» Work to complete: What is the number of lines containing the word "matplotlib"? Please answer with that number and nothing more.

=== Data segment ===

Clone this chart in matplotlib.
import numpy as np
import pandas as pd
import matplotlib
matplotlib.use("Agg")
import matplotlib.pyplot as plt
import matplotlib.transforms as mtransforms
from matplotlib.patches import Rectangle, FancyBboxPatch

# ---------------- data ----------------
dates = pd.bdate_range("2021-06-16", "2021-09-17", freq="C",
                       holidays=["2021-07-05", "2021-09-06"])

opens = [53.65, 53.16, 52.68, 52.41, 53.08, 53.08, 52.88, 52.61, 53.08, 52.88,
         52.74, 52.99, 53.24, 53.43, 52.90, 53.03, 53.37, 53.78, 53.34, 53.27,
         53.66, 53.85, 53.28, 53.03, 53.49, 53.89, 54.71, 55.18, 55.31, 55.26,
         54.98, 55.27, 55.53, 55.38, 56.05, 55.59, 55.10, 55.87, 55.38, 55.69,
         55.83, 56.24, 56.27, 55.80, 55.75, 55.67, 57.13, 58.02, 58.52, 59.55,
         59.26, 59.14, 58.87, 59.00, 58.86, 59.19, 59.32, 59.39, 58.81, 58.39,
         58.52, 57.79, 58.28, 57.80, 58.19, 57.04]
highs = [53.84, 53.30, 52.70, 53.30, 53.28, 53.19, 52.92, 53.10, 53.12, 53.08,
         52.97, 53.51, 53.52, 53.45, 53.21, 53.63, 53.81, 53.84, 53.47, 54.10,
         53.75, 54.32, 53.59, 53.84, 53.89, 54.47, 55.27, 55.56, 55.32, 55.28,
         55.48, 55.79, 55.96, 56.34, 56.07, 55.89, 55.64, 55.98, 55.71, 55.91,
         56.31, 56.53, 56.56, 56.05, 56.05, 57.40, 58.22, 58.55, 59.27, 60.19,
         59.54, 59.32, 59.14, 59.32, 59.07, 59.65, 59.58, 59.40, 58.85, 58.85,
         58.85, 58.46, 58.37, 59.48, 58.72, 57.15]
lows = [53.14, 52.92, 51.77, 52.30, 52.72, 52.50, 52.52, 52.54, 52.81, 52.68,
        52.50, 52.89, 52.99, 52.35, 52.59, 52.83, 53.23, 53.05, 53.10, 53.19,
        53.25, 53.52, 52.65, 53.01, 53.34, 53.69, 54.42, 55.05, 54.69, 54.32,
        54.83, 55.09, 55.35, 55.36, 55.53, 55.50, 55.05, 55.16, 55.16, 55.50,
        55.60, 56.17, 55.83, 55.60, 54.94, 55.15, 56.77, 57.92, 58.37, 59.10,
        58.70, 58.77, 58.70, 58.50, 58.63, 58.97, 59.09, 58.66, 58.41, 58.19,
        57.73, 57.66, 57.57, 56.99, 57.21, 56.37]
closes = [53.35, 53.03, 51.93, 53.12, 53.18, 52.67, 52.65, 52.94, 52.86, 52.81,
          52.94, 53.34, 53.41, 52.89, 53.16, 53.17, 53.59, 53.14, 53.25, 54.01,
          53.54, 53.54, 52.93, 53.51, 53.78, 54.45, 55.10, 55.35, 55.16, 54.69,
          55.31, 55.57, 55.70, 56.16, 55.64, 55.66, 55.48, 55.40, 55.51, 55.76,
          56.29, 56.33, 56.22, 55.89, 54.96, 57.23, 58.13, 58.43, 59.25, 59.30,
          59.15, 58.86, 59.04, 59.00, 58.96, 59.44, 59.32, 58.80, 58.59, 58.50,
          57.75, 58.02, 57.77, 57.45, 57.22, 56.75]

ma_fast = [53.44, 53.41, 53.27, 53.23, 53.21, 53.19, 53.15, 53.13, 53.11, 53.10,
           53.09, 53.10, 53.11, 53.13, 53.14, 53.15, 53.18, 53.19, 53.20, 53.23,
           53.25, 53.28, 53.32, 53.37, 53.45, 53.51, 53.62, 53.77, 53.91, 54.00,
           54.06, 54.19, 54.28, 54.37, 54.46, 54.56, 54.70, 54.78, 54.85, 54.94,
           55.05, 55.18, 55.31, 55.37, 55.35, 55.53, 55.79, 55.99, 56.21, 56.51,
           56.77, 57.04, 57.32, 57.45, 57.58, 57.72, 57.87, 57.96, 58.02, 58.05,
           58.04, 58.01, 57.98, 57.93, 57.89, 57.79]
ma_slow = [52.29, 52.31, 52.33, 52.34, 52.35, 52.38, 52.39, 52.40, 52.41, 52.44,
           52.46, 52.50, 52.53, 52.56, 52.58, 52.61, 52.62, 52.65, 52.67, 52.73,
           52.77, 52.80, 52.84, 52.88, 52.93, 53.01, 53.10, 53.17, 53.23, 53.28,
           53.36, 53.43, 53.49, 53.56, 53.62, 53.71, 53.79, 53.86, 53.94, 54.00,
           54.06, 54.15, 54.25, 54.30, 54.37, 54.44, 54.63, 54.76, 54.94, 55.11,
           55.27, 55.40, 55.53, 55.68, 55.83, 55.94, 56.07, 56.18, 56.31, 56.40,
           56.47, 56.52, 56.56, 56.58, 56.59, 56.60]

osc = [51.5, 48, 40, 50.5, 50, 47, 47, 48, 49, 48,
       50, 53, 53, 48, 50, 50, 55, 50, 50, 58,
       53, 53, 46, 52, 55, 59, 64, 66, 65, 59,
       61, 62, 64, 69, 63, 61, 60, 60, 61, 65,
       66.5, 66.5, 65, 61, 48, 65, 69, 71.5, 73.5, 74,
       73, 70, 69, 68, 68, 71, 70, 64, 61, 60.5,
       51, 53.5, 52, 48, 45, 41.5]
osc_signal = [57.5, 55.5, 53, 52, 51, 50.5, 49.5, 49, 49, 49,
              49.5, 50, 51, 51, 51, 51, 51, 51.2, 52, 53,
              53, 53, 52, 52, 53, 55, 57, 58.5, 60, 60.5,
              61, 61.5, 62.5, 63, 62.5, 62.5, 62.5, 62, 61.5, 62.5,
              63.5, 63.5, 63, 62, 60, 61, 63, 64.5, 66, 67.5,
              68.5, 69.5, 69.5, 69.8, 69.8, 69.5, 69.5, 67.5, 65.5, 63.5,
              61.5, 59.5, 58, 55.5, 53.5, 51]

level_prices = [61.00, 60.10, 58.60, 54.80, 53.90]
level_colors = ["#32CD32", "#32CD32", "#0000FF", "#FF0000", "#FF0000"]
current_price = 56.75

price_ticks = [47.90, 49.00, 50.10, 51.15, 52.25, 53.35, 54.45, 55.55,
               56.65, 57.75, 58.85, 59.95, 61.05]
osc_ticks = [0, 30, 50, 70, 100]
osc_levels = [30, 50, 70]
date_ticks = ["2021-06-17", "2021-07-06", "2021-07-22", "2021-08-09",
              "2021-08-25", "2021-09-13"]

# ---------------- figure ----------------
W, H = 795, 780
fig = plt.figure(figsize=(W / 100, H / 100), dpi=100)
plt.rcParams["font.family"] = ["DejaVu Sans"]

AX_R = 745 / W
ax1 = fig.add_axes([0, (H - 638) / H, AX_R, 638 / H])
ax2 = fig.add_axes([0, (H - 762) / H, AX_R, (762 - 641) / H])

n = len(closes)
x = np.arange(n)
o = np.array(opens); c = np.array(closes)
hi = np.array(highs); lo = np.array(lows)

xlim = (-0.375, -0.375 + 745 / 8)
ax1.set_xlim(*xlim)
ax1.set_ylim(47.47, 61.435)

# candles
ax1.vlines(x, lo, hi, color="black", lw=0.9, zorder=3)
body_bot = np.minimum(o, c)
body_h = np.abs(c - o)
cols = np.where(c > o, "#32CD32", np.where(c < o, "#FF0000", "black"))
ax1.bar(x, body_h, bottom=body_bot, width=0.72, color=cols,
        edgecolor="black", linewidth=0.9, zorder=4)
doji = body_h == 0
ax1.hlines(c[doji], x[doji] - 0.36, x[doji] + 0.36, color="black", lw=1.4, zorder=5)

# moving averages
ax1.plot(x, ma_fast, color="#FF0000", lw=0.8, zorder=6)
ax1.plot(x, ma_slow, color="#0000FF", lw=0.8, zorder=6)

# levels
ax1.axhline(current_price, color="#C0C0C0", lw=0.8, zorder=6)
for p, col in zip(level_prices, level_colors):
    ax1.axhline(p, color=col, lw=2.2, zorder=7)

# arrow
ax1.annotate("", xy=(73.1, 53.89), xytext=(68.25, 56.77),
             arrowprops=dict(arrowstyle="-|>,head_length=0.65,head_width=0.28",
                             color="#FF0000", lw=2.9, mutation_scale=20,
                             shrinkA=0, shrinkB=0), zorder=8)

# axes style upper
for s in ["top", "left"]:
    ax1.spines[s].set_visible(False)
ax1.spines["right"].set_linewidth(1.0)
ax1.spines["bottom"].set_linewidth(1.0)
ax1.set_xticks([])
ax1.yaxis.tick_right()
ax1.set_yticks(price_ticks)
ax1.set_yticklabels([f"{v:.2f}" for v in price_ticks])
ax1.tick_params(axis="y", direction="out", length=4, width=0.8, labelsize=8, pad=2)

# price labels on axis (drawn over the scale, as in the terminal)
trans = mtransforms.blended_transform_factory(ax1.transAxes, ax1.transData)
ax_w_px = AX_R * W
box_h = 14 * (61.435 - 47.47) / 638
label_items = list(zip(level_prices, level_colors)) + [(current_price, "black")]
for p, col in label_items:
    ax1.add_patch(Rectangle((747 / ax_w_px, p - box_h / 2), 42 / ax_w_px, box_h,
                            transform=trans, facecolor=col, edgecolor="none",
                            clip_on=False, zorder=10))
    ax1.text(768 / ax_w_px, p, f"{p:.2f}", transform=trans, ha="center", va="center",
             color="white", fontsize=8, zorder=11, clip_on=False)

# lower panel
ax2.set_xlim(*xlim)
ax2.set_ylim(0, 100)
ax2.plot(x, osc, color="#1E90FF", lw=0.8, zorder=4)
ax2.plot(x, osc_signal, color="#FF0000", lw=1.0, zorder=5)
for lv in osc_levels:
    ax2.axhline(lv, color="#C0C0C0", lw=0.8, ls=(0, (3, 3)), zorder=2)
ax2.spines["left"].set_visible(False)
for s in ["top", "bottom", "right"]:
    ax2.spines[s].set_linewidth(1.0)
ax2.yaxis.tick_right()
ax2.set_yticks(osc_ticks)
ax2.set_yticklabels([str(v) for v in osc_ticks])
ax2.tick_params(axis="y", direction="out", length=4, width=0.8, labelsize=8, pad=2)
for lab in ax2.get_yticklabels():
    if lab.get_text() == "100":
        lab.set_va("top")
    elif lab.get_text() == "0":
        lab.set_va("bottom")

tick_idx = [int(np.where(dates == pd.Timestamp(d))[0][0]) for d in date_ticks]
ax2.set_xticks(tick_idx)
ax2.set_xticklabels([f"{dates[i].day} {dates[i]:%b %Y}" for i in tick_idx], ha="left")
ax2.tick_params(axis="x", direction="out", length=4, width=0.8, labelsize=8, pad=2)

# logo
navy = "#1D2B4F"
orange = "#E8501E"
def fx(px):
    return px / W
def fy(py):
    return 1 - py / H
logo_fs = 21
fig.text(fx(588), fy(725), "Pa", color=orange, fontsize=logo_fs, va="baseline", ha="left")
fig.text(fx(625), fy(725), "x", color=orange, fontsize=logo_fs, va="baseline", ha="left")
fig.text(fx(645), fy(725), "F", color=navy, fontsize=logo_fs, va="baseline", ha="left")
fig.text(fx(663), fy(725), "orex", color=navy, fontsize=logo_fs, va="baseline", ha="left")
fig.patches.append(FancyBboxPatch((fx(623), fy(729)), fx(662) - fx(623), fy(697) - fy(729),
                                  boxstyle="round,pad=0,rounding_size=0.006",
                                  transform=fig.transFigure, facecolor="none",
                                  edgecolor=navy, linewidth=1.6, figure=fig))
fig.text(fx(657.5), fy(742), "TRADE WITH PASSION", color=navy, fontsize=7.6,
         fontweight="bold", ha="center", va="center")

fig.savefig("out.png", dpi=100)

===

» Output: 6